**Instructions for the task:**
Quote every line of the material beneath this one.

---------- Supplied data

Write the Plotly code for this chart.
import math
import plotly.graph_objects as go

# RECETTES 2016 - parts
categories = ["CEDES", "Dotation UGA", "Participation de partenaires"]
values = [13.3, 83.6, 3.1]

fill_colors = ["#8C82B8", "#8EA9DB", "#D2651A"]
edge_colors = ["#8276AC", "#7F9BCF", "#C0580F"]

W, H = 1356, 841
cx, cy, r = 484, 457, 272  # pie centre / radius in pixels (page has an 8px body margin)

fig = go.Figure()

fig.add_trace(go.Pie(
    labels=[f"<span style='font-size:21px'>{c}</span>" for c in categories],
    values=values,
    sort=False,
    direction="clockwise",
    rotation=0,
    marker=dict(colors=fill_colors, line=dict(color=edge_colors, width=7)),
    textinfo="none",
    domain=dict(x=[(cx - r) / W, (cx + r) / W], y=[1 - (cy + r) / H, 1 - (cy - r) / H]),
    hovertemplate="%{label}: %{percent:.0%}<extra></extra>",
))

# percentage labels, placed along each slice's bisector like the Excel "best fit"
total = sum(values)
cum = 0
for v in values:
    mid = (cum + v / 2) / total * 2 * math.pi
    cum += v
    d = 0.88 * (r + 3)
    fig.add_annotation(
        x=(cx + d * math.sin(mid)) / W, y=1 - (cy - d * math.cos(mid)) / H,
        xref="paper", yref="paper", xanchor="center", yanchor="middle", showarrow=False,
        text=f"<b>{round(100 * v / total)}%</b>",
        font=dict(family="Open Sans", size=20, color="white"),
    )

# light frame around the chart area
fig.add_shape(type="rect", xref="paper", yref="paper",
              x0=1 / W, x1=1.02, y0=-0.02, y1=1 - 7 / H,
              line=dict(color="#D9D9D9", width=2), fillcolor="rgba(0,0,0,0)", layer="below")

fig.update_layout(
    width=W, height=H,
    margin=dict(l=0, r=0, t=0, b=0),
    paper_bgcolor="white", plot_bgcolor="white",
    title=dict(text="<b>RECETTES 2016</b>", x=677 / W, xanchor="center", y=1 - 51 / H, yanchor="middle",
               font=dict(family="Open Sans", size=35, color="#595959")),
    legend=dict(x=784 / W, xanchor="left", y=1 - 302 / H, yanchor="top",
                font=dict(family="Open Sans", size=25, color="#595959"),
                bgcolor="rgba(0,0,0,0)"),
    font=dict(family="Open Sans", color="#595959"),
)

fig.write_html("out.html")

--------------------

**Task solution:**
Write the Plotly code for this chart.
import math
import plotly.graph_objects as go

# RECETTES 2016 - parts
categories = ["CEDES", "Dotation UGA", "Participation de partenaires"]
values = [13.3, 83.6, 3.1]

fill_colors = ["#8C82B8", "#8EA9DB", "#D2651A"]
edge_colors = ["#8276AC", "#7F9BCF", "#C0580F"]

W, H = 1356, 841
cx, cy, r = 484, 457, 272  # pie centre / radius in pixels (page has an 8px body margin)

fig = go.Figure()

fig.add_trace(go.Pie(
    labels=[f"<span style='font-size:21px'>{c}</span>" for c in categories],
    values=values,
    sort=False,
    direction="clockwise",
    rotation=0,
    marker=dict(colors=fill_colors, line=dict(color=edge_colors, width=7)),
    textinfo="none",
    domain=dict(x=[(cx - r) / W, (cx + r) / W], y=[1 - (cy + r) / H, 1 - (cy - r) / H]),
    hovertemplate="%{label}: %{percent:.0%}<extra></extra>",
))

# percentage labels, placed along each slice's bisector like the Excel "best fit"
total = sum(values)
cum = 0
for v in values:
    mid = (cum + v / 2) / total * 2 * math.pi
    cum += v
    d = 0.88 * (r + 3)
    fig.add_annotation(
        x=(cx + d * math.sin(mid)) / W, y=1 - (cy - d * math.cos(mid)) / H,
        xref="paper", yref="paper", xanchor="center", yanchor="middle", showarrow=False,
        text=f"<b>{round(100 * v / total)}%</b>",
        font=dict(family="Open Sans", size=20, color="white"),
    )

# light frame around the chart area
fig.add_shape(type="rect", xref="paper", yref="paper",
              x0=1 / W, x1=1.02, y0=-0.02, y1=1 - 7 / H,
              line=dict(color="#D9D9D9", width=2), fillcolor="rgba(0,0,0,0)", layer="below")

fig.update_layout(
    width=W, height=H,
    margin=dict(l=0, r=0, t=0, b=0),
    paper_bgcolor="white", plot_bgcolor="white",
    title=dict(text="<b>RECETTES 2016</b>", x=677 / W, xanchor="center", y=1 - 51 / H, yanchor="middle",
               font=dict(family="Open Sans", size=35, color="#595959")),
    legend=dict(x=784 / W, xanchor="left", y=1 - 302 / H, yanchor="top",
                font=dict(family="Open Sans", size=25, color="#595959"),
                bgcolor="rgba(0,0,0,0)"),
    font=dict(family="Open Sans", color="#595959"),
)

fig.write_html("out.html")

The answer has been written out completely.